Take every line from the material that has the word "with" in it.
start DATASET RECORDS
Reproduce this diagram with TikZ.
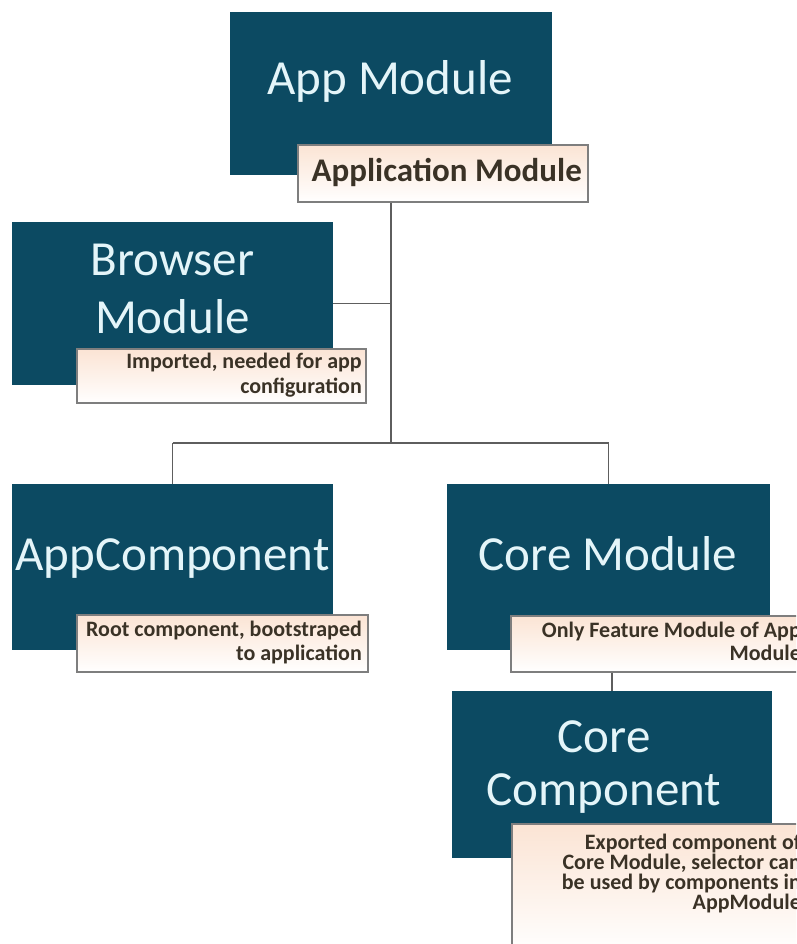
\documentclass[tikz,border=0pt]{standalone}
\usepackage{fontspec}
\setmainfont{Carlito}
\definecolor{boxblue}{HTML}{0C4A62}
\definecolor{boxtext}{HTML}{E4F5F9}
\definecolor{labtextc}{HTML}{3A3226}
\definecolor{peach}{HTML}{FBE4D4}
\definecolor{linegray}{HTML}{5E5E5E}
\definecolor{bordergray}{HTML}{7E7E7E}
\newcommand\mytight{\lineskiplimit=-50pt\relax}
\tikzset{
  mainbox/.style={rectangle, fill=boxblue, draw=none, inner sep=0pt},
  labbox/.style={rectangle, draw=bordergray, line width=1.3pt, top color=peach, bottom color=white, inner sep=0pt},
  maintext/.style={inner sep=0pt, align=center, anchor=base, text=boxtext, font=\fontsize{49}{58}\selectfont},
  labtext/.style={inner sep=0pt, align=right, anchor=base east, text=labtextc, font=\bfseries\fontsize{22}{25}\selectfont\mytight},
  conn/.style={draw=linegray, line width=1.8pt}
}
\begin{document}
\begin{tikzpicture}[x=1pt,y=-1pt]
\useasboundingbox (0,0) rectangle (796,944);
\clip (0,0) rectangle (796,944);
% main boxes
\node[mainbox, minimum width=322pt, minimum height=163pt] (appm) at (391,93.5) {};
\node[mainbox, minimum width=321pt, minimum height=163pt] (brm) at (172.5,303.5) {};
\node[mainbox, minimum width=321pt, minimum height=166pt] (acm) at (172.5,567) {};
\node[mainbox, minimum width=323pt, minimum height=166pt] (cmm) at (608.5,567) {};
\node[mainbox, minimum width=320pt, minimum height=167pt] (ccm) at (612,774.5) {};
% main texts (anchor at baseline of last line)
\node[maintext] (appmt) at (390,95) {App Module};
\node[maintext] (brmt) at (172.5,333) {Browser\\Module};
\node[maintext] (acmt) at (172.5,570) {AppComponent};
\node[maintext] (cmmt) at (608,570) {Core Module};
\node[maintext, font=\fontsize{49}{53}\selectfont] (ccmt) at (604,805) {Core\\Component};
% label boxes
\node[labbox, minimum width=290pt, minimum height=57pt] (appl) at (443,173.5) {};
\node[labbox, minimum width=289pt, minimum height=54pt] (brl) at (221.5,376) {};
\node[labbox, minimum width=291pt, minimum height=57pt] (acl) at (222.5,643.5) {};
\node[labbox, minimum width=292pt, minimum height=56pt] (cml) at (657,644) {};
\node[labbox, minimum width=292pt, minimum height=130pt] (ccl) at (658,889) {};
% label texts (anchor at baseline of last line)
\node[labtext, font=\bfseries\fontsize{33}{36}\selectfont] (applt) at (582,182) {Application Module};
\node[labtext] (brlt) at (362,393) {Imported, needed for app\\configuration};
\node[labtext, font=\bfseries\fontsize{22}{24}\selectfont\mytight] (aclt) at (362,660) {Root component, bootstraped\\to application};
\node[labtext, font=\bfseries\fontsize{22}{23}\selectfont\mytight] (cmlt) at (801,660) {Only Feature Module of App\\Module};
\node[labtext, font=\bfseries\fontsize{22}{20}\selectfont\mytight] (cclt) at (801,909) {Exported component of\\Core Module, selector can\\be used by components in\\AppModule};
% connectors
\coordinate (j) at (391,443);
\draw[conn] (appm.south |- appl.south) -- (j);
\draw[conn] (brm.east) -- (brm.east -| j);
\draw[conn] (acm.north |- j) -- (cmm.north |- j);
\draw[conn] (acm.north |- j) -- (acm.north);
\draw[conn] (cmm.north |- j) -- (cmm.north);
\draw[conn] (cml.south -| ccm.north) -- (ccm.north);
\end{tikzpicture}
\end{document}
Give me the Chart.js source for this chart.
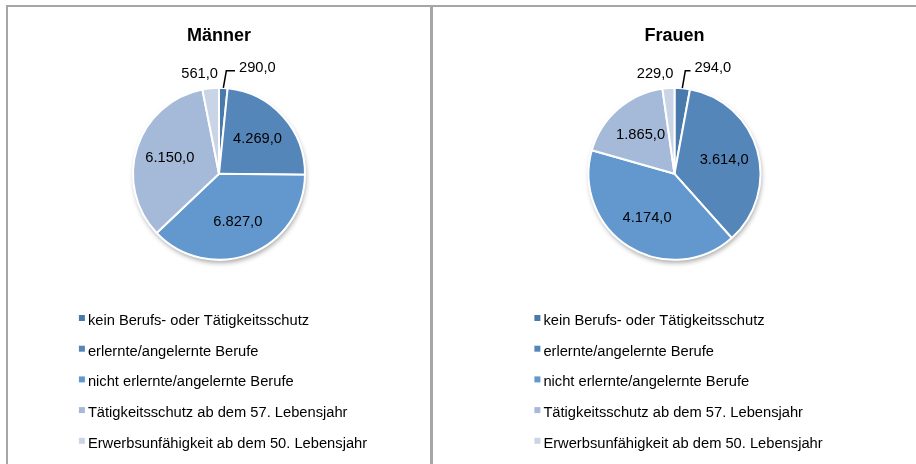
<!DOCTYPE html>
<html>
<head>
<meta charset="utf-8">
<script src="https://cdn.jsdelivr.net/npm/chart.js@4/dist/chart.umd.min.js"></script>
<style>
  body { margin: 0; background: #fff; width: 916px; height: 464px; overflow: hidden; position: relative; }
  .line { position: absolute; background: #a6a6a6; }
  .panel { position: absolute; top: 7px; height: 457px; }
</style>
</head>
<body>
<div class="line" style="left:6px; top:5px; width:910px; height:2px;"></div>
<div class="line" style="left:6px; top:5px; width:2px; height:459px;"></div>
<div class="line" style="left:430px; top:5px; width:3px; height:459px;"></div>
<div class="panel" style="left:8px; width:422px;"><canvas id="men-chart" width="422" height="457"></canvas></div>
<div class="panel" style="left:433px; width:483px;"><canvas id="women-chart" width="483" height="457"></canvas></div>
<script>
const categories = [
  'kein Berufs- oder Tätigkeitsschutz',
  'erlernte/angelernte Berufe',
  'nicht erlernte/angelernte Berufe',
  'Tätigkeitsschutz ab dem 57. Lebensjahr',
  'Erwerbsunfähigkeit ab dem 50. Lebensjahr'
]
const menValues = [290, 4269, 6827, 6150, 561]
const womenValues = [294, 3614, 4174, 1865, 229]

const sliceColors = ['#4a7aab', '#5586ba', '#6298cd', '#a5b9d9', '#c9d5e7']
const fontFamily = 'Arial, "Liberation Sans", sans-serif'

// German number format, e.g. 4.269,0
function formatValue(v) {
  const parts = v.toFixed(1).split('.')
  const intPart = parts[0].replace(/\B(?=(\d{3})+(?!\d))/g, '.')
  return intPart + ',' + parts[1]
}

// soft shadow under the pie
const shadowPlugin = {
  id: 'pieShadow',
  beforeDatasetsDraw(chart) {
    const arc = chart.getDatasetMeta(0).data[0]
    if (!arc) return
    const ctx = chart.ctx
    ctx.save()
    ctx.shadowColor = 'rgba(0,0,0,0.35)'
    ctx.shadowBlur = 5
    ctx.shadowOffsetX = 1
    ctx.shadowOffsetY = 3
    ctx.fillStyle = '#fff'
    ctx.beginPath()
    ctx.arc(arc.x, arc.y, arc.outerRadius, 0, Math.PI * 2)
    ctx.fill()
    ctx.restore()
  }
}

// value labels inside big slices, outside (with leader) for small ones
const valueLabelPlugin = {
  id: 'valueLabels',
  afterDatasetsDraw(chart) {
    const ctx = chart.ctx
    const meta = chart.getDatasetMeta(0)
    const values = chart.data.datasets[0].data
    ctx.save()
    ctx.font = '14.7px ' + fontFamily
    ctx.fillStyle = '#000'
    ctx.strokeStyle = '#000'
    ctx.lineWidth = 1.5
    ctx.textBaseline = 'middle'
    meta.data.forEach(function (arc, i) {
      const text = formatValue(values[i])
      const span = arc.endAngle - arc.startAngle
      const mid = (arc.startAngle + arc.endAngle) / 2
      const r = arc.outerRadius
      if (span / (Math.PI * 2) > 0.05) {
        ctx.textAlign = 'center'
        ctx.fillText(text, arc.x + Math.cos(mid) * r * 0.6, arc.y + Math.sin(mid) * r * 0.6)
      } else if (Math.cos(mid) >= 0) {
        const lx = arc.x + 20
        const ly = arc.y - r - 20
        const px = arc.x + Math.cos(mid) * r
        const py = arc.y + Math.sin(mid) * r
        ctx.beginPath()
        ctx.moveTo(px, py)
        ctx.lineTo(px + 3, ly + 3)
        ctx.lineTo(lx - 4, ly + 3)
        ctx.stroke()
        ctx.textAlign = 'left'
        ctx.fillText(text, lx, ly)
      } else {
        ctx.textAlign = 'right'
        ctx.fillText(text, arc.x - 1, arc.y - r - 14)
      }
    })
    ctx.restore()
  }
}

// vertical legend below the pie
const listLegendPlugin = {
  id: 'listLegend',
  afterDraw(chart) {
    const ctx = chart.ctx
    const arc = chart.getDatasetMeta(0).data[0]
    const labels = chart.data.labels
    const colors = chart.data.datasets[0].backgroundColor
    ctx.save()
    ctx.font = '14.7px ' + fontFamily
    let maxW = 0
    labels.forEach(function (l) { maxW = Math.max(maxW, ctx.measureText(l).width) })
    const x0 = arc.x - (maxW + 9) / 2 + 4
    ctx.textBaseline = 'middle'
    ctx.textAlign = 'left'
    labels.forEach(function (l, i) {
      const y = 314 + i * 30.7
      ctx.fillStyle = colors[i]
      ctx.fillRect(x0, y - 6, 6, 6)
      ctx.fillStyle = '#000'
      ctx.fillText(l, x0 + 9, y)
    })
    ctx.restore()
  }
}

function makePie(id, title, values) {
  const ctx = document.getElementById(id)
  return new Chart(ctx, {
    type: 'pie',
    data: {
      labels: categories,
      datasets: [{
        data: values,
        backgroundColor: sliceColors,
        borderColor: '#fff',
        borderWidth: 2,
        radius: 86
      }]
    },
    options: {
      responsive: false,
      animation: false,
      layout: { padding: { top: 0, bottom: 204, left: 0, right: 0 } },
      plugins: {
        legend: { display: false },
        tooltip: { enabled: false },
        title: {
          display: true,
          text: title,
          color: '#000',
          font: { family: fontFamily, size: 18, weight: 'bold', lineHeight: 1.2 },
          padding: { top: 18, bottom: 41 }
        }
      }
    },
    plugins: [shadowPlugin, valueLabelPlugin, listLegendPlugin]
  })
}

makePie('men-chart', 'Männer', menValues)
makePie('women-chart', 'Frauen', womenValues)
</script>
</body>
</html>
end DATASET RECORDS
### OUTPUT BELOW
Reproduce this diagram with TikZ.
// value labels inside big slices, outside (with leader) for small ones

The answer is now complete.